Life Sentences Necessary “To Control Homosexuality” India Says
365Gay.com
Newscenter, September 9, 2003
New Delhi—The government of India
says the public would never accept the decriminalization of homosexuality. In
a brief presented to the country’s Supreme Court, the government says that
“Indian society is intolerant to the practice of
homosexuality/lesbianism.”
The high court is hearing an appeal by AIDS and gay
groups that the country’s sodomy law is unconstitutional. The so-called laws
against nature allow for people convicted of homosexuality to be imprisoned up
to life, although the maximum sentence is seldom handed out.

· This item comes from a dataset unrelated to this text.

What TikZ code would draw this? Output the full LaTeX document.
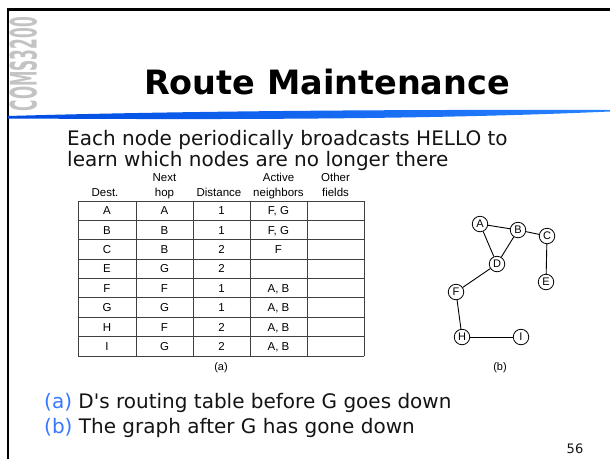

The government told the court Monday that society’s
disapproval of homosexuality was “strong enough to justify it being treated
as a criminal offence even where the adults indulge in it in private.”
Abolishing the law, the government said “can well open
the flood gates of delinquent behavior and be construed as providing unbridled
license for the same”.
The challenge to the law was brought by New Delhi-based
Naz Foundation, which works for the welfare of HIV positive and AIDS patients.
Lawyers for the group argue that consenting homosexual
acts be legalized because fear of arrest had turned gay sex underground and
that it was impossible to provide sex-sex education.
India is facing an AIDS crisis and the UN has warned
that unless the government moves quickly the country could soon have the
worlds highest incidence of HIV/AIDS.